Aynı Genel Tebliğin "3. Katkı Payı ve Primlerin İndirim Konusu Yapılacağı Dönem"  başlıklı bölümünde ise;

"Aylık bazda yapılacak indirimde, primin peşin ödenmesi veya taksit dönemlerinin bir aydan daha uzun belirlenmesi halinde, prim tutarı ilgili olduğu aylar dikkate alınarak (ödenmiş olması şartıyla) indirim konusu yapılacaktır.
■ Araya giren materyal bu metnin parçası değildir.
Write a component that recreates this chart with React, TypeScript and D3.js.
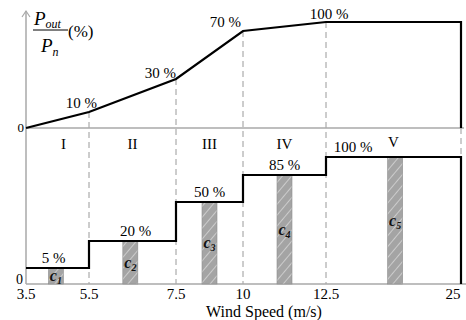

Oransal sınırlar (ücretin %10'u veya %5'i gibi) çerçevesinde kalsa dahi daha sonraki aylara ilişkin peşin olarak ödenen tutarların ödendiği ayda indirim konusu yapılması mümkün değildir." açıklamaları yer almıştır.

Bu hüküm ve açıklamalara göre; ödeme belgesinde ödeme tarihinin yazılı olması ve anılan genel tebliğde belirtilen belgelerle ilgili döneminin ispat edilmesi kaydıyla,  sigorta priminin hangi döneme ait olduğunun banka dekontunda yazılmaması ödenen sigorta primlerinin gelir vergisi matrahından indirim konusu yapılmasına engel teşkil etmemektedir. Ancak, her bir aya isabet eden miktarın o aya ilişkin ücretin  %5' lik sınırını ve asgari ücretin de yıllık tutarını aşmaması şartı ile ücretin gayri safi tutarından indirilebilecektir.

Bilgi edinilmesini rica ederim.

 

 

(*)     Bu Özelge 213 sayılı Vergi Usul Kanununun 413.maddesine dayanılarak verilmiştir.

(**)   İnceleme, yargı ya da uzlaşmada olduğu halde bu konuya ilişkin olarak yanlış bilgi verilmiş ise bu özelge geçersizdir.

(***) Talebiniz üzerine tayin edilmiş olan bu özelgeye uygun işlem yapmanız hâlinde, bu fiilleriniz dolayısıyla vergi tarh edilmesi icap ederse, tarafınıza vergi cezası kesilmeyecek ve tarh edilen vergi için gecikme faizi hesaplanmayacaktır.